Volkow also said that beyond incarceration, merely being arrested for marijuana possession “can leave the individual with a criminal record that severely limits their future opportunities such as higher education and employment.” And that enforcement trend hurts black people more than white people despite comparable rates of consumption.

“This burden reinforces poverty by limiting upward mobility through impeded access to employment, housing, higher education, and eligibility to vote,” she said. “It also harms the health of the incarcerated, their non-incarcerated family members, and their communities.”

These statements ostensibly lend themselves to a harm reduction policy position in favor of decriminalization, but Volkow doesn’t specifically say that’s the route lawmakers should take. Instead, she says that research “is urgently needed to establish the effectiveness and impact of public health–based alternatives to criminalization, ranging from drug courts and other diversion programs to policies decriminalizing drug possession.”

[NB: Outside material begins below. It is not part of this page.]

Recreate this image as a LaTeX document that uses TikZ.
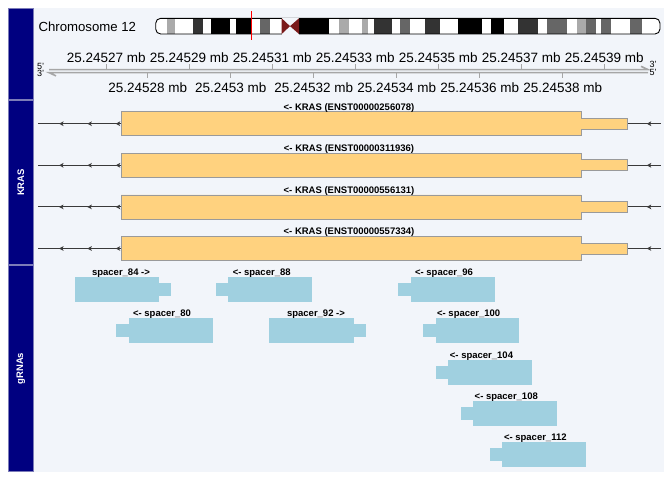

To that end, NIDA is “redoubling its focus on vulnerabilities and progression of substance use and addiction in minority populations,” she said. “We are exploring research partnerships with state and local agencies and private health systems to develop ways to eliminate systemic barriers to addiction care.”

The agency is “also funding research on the effects of alternative models of regulating and decriminalizing drugs in parts of the world where such natural experiments are already occurring,” Volkow said, presumably referencing countries such as Portugal that have stopped criminalizing people over simple possession.

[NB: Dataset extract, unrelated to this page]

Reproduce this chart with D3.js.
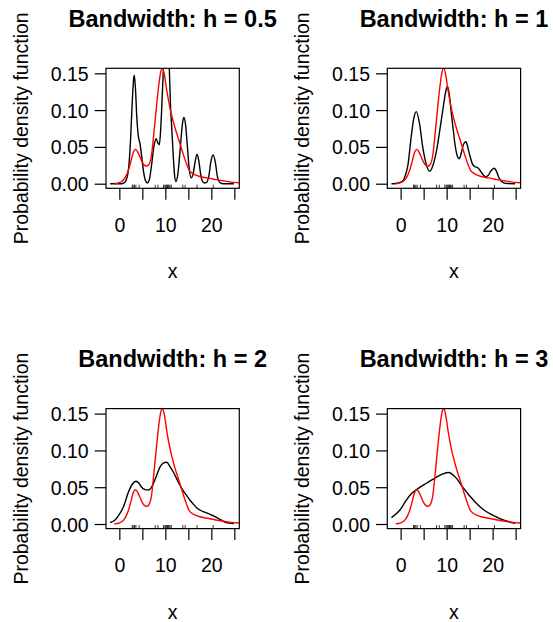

“People with substance use disorders need treatment, not punishment, and drug use disorders should be approached with a demand for high-quality care and with compassion for those affected,” she said. “With a will to achieve racial equity in delivering compassionate treatment and the ability to use science to guide us toward more equitable models of addressing addiction, I believe such a goal is achievable.”

While NIDA might not be widely considered a champion of progressive drug policy, its director has previously conceded that existing federal drug laws aren’t working.

In 2019, for example, she acknowledged that the Schedule I status of marijuana and other drugs makes it “very difficult” for researchers to study the benefits and risks of those substances.

“Indeed, the moment that a drug gets a Schedule I, which is done in order to protect the public so that they don’t get exposed to it, it makes research much harder,” Volkow said during a House Appropriations subcommittee hearing. “This is because [researchers] actually have to through a registration process that is actually lengthy and cumbersome.”

She also discussed the potential benefits and risks of cannabis at a congressional hearing last year.

NIDA is also one of the main agencies behind a new development in federally sanctioned marijuana research. After requesting public input last year on a standard THC unit for cannabis studies, it announced last week that it had reached a determination to set the standard at five milligrams of THC per dosage.